- Collected data:
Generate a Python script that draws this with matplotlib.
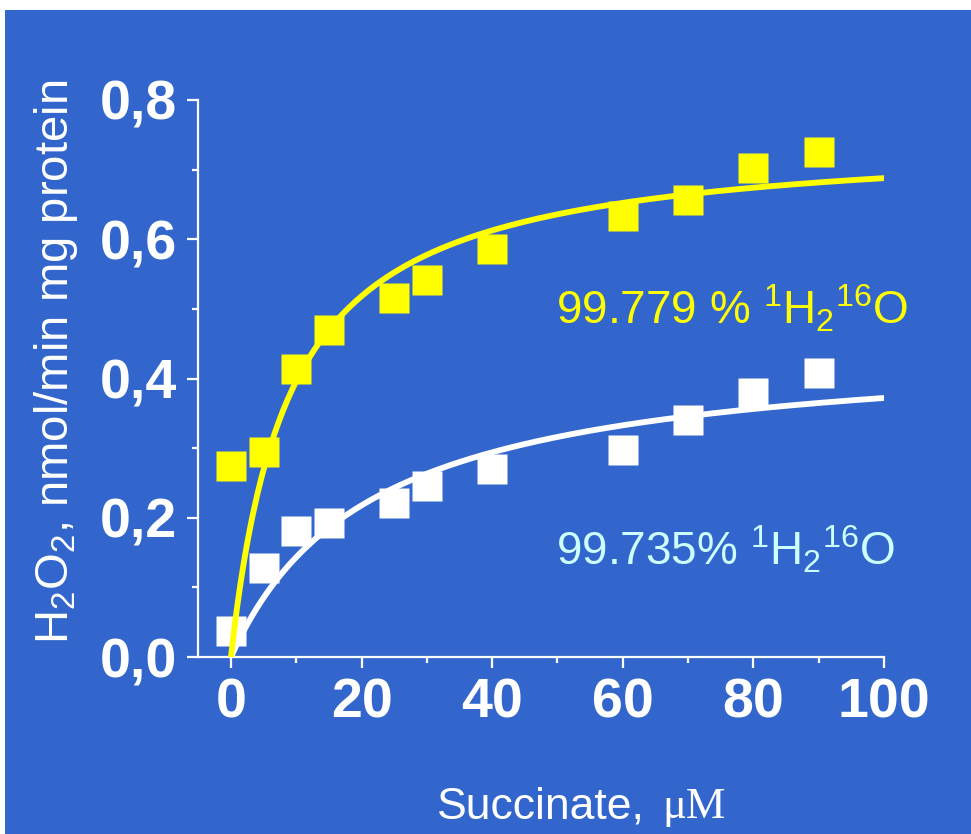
import numpy as np
import matplotlib
matplotlib.use("Agg")
import matplotlib.pyplot as plt
from matplotlib.patches import Rectangle

# Datos
succinate = [0, 5, 10, 15, 25, 30, 40, 60, 70, 80, 90]
h2o2_yellow = [0.275, 0.294, 0.414, 0.470, 0.516, 0.542, 0.586, 0.634, 0.656, 0.702, 0.725]
h2o2_white = [0.037, 0.128, 0.181, 0.193, 0.221, 0.246, 0.270, 0.297, 0.340, 0.379, 0.408]

# Parametros de ajuste Michaelis-Menten (Vmax, Km) estimados de las curvas
fit_yellow = (0.749, 8.9)
fit_white = (0.452, 21.5)

label_yellow = r"99.779 % $\mathregular{^{1}H_{2}{}^{16}O}$"
label_white = r"99.735% $\mathregular{^{1}H_{2}{}^{16}O}$"

BLUE = "#3366CC"
YELLOW = "#FFFF00"
CYAN = "#CCFFFF"

plt.rcParams["font.family"] = ["Liberation Sans", "DejaVu Sans"]
plt.rcParams["mathtext.fontset"] = "custom"
plt.rcParams["mathtext.rm"] = "Liberation Sans"

W, H = 971, 834
fig = plt.figure(figsize=(W / 100, H / 100), dpi=100, facecolor="white")

# Fondo azul con margen blanco arriba e izquierda
bg = Rectangle((5 / W, 0), 1, 1 - 10 / H, transform=fig.transFigure,
               facecolor=BLUE, edgecolor="none", zorder=-10)
fig.add_artist(bg)

ax = fig.add_axes([198 / W, 1 - 657 / H, (884 - 198) / W, (657 - 100) / H])
ax.set_facecolor("none")
ax.set_zorder(1)

x_fit = np.linspace(0, 100, 300)

def mm(x, vmax, km):
    return vmax * x / (km + x)

# Serie blanca
ax.plot(succinate, h2o2_white, "s", color="white", ms=21, mec="none", zorder=2)
ax.plot(x_fit, mm(x_fit, *fit_white), color="white", lw=4.2, zorder=3)

# Serie amarilla
ax.plot(succinate, h2o2_yellow, "s", color=YELLOW, ms=21, mec="none", zorder=4)
ax.plot(x_fit, mm(x_fit, *fit_yellow), color=YELLOW, lw=4.2, zorder=5)

ax.set_xlim(-5.05, 100)
ax.set_ylim(0, 0.8)

for s in ["top", "right"]:
    ax.spines[s].set_visible(False)
for s in ["left", "bottom"]:
    ax.spines[s].set_color("white")
    ax.spines[s].set_linewidth(1.6)

ax.set_xticks([0, 20, 40, 60, 80, 100])
ax.set_xticks([10, 30, 50, 70, 90], minor=True)
ax.set_yticks([0, 0.2, 0.4, 0.6, 0.8])
ax.set_yticklabels(["0,0", "0,2", "0,4", "0,6", "0,8"])
ax.set_yticks([0.1, 0.3, 0.5, 0.7], minor=True)

ax.tick_params(which="major", length=8, width=1.6, color="white", labelcolor="white",
               labelsize=40, pad=7)
ax.tick_params(which="minor", length=4, width=1.6, color="white")
for lab in ax.get_xticklabels() + ax.get_yticklabels():
    lab.set_fontweight("bold")

# Etiquetas de las series
ax.text(49.8, 0.477, label_yellow, color=YELLOW, fontsize=33, va="baseline")
ax.text(49.8, 0.132, label_white, color=CYAN, fontsize=33, va="baseline")

# Titulos de ejes
fig.text(56 / W, 1 - 362 / H, r"H$_2$O$_2$, nmol/min mg protein", color="white",
         fontsize=34, rotation=90, ha="center", va="center")
fig.text(645 / W, 1 - 818 / H, "Succinate,", color="white", fontsize=32,
         ha="right", va="baseline")
fig.text(662 / W, 1 - 818 / H, "μM", color="white", fontsize=32,
         family="Liberation Serif", ha="left", va="baseline")

fig.savefig("out.png", dpi=100, facecolor=fig.get_facecolor())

- What to produce: Give again exactly the lines running from the beginning of the material above through the line that contains "ax.spines[s].set_linewidth(1.6)", and leave out every picture.

- The reply:
Generate a Python script that draws this with matplotlib.
import numpy as np
import matplotlib
matplotlib.use("Agg")
import matplotlib.pyplot as plt
from matplotlib.patches import Rectangle

# Datos
succinate = [0, 5, 10, 15, 25, 30, 40, 60, 70, 80, 90]
h2o2_yellow = [0.275, 0.294, 0.414, 0.470, 0.516, 0.542, 0.586, 0.634, 0.656, 0.702, 0.725]
h2o2_white = [0.037, 0.128, 0.181, 0.193, 0.221, 0.246, 0.270, 0.297, 0.340, 0.379, 0.408]

# Parametros de ajuste Michaelis-Menten (Vmax, Km) estimados de las curvas
fit_yellow = (0.749, 8.9)
fit_white = (0.452, 21.5)

label_yellow = r"99.779 % $\mathregular{^{1}H_{2}{}^{16}O}$"
label_white = r"99.735% $\mathregular{^{1}H_{2}{}^{16}O}$"

BLUE = "#3366CC"
YELLOW = "#FFFF00"
CYAN = "#CCFFFF"

plt.rcParams["font.family"] = ["Liberation Sans", "DejaVu Sans"]
plt.rcParams["mathtext.fontset"] = "custom"
plt.rcParams["mathtext.rm"] = "Liberation Sans"

W, H = 971, 834
fig = plt.figure(figsize=(W / 100, H / 100), dpi=100, facecolor="white")

# Fondo azul con margen blanco arriba e izquierda
bg = Rectangle((5 / W, 0), 1, 1 - 10 / H, transform=fig.transFigure,
               facecolor=BLUE, edgecolor="none", zorder=-10)
fig.add_artist(bg)

ax = fig.add_axes([198 / W, 1 - 657 / H, (884 - 198) / W, (657 - 100) / H])
ax.set_facecolor("none")
ax.set_zorder(1)

x_fit = np.linspace(0, 100, 300)

def mm(x, vmax, km):
    return vmax * x / (km + x)

# Serie blanca
ax.plot(succinate, h2o2_white, "s", color="white", ms=21, mec="none", zorder=2)
ax.plot(x_fit, mm(x_fit, *fit_white), color="white", lw=4.2, zorder=3)

# Serie amarilla
ax.plot(succinate, h2o2_yellow, "s", color=YELLOW, ms=21, mec="none", zorder=4)
ax.plot(x_fit, mm(x_fit, *fit_yellow), color=YELLOW, lw=4.2, zorder=5)

ax.set_xlim(-5.05, 100)
ax.set_ylim(0, 0.8)

for s in ["top", "right"]:
    ax.spines[s].set_visible(False)
for s in ["left", "bottom"]:
    ax.spines[s].set_color("white")
    ax.spines[s].set_linewidth(1.6)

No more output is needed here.